What you have to do → Please reproduce every record, keeping each one exactly as written.

Dataset items
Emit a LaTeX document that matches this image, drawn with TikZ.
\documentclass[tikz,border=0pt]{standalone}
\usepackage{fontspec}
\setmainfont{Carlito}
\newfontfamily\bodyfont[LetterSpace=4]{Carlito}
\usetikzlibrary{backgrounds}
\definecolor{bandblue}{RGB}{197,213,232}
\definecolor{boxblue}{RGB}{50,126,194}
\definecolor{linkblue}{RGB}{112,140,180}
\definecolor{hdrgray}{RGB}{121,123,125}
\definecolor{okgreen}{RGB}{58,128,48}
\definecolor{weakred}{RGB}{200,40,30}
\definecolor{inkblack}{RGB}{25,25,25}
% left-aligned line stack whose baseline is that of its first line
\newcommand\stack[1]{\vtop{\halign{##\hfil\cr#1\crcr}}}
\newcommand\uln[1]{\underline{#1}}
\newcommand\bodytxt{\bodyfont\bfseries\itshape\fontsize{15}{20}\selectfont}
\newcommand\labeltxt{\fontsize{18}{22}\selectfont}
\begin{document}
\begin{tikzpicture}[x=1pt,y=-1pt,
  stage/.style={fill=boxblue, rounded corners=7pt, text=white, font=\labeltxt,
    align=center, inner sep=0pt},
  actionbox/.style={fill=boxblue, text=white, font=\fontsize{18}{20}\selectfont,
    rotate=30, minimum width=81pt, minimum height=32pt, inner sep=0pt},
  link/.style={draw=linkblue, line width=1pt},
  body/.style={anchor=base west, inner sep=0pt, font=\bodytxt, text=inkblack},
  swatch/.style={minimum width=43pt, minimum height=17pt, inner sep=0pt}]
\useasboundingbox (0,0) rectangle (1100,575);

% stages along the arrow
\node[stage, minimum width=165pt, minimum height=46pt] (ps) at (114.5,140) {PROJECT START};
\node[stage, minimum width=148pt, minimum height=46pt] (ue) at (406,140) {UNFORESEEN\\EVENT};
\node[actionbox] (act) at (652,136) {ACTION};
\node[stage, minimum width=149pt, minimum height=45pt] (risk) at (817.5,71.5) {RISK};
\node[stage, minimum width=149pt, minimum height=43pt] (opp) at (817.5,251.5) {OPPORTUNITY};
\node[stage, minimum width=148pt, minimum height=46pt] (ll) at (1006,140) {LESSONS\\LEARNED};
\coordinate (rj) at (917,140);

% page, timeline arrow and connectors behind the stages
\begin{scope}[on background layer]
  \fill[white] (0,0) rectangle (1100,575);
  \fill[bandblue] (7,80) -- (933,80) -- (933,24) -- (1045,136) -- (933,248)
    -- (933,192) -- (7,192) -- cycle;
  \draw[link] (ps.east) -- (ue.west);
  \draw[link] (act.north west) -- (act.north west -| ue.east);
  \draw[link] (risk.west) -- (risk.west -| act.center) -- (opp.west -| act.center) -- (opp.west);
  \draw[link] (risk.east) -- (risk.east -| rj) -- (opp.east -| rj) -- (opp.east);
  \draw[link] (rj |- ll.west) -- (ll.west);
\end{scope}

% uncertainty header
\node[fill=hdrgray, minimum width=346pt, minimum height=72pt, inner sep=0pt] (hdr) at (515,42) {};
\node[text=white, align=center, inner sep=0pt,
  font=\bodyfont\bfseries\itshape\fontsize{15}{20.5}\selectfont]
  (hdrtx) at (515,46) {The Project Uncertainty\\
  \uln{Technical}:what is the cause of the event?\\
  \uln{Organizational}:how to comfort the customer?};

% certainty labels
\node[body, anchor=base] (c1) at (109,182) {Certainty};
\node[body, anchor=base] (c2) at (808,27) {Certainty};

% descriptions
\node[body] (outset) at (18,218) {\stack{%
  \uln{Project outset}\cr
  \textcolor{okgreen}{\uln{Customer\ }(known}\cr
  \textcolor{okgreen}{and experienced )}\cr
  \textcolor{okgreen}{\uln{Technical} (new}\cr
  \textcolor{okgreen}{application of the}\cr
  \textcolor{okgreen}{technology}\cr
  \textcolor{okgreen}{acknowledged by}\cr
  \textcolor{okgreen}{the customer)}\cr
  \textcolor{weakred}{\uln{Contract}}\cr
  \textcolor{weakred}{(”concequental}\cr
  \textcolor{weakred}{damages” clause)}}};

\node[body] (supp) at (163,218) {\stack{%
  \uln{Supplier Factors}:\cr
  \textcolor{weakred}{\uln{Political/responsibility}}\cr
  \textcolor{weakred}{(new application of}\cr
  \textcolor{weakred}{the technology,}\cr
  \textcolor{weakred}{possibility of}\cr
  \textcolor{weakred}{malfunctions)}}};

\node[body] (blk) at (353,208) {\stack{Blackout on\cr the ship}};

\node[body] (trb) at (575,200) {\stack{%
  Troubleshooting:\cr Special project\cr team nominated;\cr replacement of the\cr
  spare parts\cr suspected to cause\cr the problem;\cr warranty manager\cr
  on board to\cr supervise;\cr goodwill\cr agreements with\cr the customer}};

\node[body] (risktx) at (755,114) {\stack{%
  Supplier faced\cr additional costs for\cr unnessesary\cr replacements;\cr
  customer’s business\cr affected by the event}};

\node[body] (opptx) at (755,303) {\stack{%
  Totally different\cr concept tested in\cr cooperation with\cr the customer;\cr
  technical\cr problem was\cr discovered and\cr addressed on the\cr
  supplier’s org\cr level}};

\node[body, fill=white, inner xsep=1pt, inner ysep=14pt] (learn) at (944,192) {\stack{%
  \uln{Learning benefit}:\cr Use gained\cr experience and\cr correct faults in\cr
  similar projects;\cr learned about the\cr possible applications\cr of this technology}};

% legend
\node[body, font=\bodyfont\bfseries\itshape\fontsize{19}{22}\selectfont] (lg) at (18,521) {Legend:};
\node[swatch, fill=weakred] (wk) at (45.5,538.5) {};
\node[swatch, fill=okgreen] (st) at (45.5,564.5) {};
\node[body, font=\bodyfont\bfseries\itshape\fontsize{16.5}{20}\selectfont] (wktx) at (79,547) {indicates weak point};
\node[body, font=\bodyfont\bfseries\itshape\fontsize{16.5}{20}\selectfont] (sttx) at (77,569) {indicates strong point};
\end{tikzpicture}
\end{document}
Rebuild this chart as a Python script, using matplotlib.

Result →
Emit a LaTeX document that matches this image, drawn with TikZ.
\documentclass[tikz,border=0pt]{standalone}
\usepackage{fontspec}
\setmainfont{Carlito}
\newfontfamily\bodyfont[LetterSpace=4]{Carlito}
\usetikzlibrary{backgrounds}
\definecolor{bandblue}{RGB}{197,213,232}
\definecolor{boxblue}{RGB}{50,126,194}
\definecolor{linkblue}{RGB}{112,140,180}
\definecolor{hdrgray}{RGB}{121,123,125}
\definecolor{okgreen}{RGB}{58,128,48}
\definecolor{weakred}{RGB}{200,40,30}
\definecolor{inkblack}{RGB}{25,25,25}
% left-aligned line stack whose baseline is that of its first line
\newcommand\stack[1]{\vtop{\halign{##\hfil\cr#1\crcr}}}
\newcommand\uln[1]{\underline{#1}}
\newcommand\bodytxt{\bodyfont\bfseries\itshape\fontsize{15}{20}\selectfont}
\newcommand\labeltxt{\fontsize{18}{22}\selectfont}
\begin{document}
\begin{tikzpicture}[x=1pt,y=-1pt,
  stage/.style={fill=boxblue, rounded corners=7pt, text=white, font=\labeltxt,
    align=center, inner sep=0pt},
  actionbox/.style={fill=boxblue, text=white, font=\fontsize{18}{20}\selectfont,
    rotate=30, minimum width=81pt, minimum height=32pt, inner sep=0pt},
  link/.style={draw=linkblue, line width=1pt},
  body/.style={anchor=base west, inner sep=0pt, font=\bodytxt, text=inkblack},
  swatch/.style={minimum width=43pt, minimum height=17pt, inner sep=0pt}]
\useasboundingbox (0,0) rectangle (1100,575);

% stages along the arrow
\node[stage, minimum width=165pt, minimum height=46pt] (ps) at (114.5,140) {PROJECT START};
\node[stage, minimum width=148pt, minimum height=46pt] (ue) at (406,140) {UNFORESEEN\\EVENT};
\node[actionbox] (act) at (652,136) {ACTION};
\node[stage, minimum width=149pt, minimum height=45pt] (risk) at (817.5,71.5) {RISK};
\node[stage, minimum width=149pt, minimum height=43pt] (opp) at (817.5,251.5) {OPPORTUNITY};
\node[stage, minimum width=148pt, minimum height=46pt] (ll) at (1006,140) {LESSONS\\LEARNED};
\coordinate (rj) at (917,140);

% page, timeline arrow and connectors behind the stages
\begin{scope}[on background layer]
  \fill[white] (0,0) rectangle (1100,575);
  \fill[bandblue] (7,80) -- (933,80) -- (933,24) -- (1045,136) -- (933,248)
    -- (933,192) -- (7,192) -- cycle;
  \draw[link] (ps.east) -- (ue.west);
  \draw[link] (act.north west) -- (act.north west -| ue.east);
  \draw[link] (risk.west) -- (risk.west -| act.center) -- (opp.west -| act.center) -- (opp.west);
  \draw[link] (risk.east) -- (risk.east -| rj) -- (opp.east -| rj) -- (opp.east);
  \draw[link] (rj |- ll.west) -- (ll.west);
\end{scope}

% uncertainty header
\node[fill=hdrgray, minimum width=346pt, minimum height=72pt, inner sep=0pt] (hdr) at (515,42) {};
\node[text=white, align=center, inner sep=0pt,
  font=\bodyfont\bfseries\itshape\fontsize{15}{20.5}\selectfont]
  (hdrtx) at (515,46) {The Project Uncertainty\\
  \uln{Technical}:what is the cause of the event?\\
  \uln{Organizational}:how to comfort the customer?};

% certainty labels
\node[body, anchor=base] (c1) at (109,182) {Certainty};
\node[body, anchor=base] (c2) at (808,27) {Certainty};

% descriptions
\node[body] (outset) at (18,218) {\stack{%
  \uln{Project outset}\cr
  \textcolor{okgreen}{\uln{Customer\ }(known}\cr
  \textcolor{okgreen}{and experienced )}\cr
  \textcolor{okgreen}{\uln{Technical} (new}\cr
  \textcolor{okgreen}{application of the}\cr
  \textcolor{okgreen}{technology}\cr
  \textcolor{okgreen}{acknowledged by}\cr
  \textcolor{okgreen}{the customer)}\cr
  \textcolor{weakred}{\uln{Contract}}\cr
  \textcolor{weakred}{(”concequental}\cr
  \textcolor{weakred}{damages” clause)}}};

\node[body] (supp) at (163,218) {\stack{%
  \uln{Supplier Factors}:\cr
  \textcolor{weakred}{\uln{Political/responsibility}}\cr
  \textcolor{weakred}{(new application of}\cr
  \textcolor{weakred}{the technology,}\cr
  \textcolor{weakred}{possibility of}\cr
  \textcolor{weakred}{malfunctions)}}};

\node[body] (blk) at (353,208) {\stack{Blackout on\cr the ship}};

\node[body] (trb) at (575,200) {\stack{%
  Troubleshooting:\cr Special project\cr team nominated;\cr replacement of the\cr
  spare parts\cr suspected to cause\cr the problem;\cr warranty manager\cr
  on board to\cr supervise;\cr goodwill\cr agreements with\cr the customer}};

\node[body] (risktx) at (755,114) {\stack{%
  Supplier faced\cr additional costs for\cr unnessesary\cr replacements;\cr
  customer’s business\cr affected by the event}};

\node[body] (opptx) at (755,303) {\stack{%
  Totally different\cr concept tested in\cr cooperation with\cr the customer;\cr
  technical\cr problem was\cr discovered and\cr addressed on the\cr
  supplier’s org\cr level}};

\node[body, fill=white, inner xsep=1pt, inner ysep=14pt] (learn) at (944,192) {\stack{%
  \uln{Learning benefit}:\cr Use gained\cr experience and\cr correct faults in\cr
  similar projects;\cr learned about the\cr possible applications\cr of this technology}};

% legend
\node[body, font=\bodyfont\bfseries\itshape\fontsize{19}{22}\selectfont] (lg) at (18,521) {Legend:};
\node[swatch, fill=weakred] (wk) at (45.5,538.5) {};
\node[swatch, fill=okgreen] (st) at (45.5,564.5) {};
\node[body, font=\bodyfont\bfseries\itshape\fontsize{16.5}{20}\selectfont] (wktx) at (79,547) {indicates weak point};
\node[body, font=\bodyfont\bfseries\itshape\fontsize{16.5}{20}\selectfont] (sttx) at (77,569) {indicates strong point};
\end{tikzpicture}
\end{document}
Rebuild this chart as a Python script, using matplotlib.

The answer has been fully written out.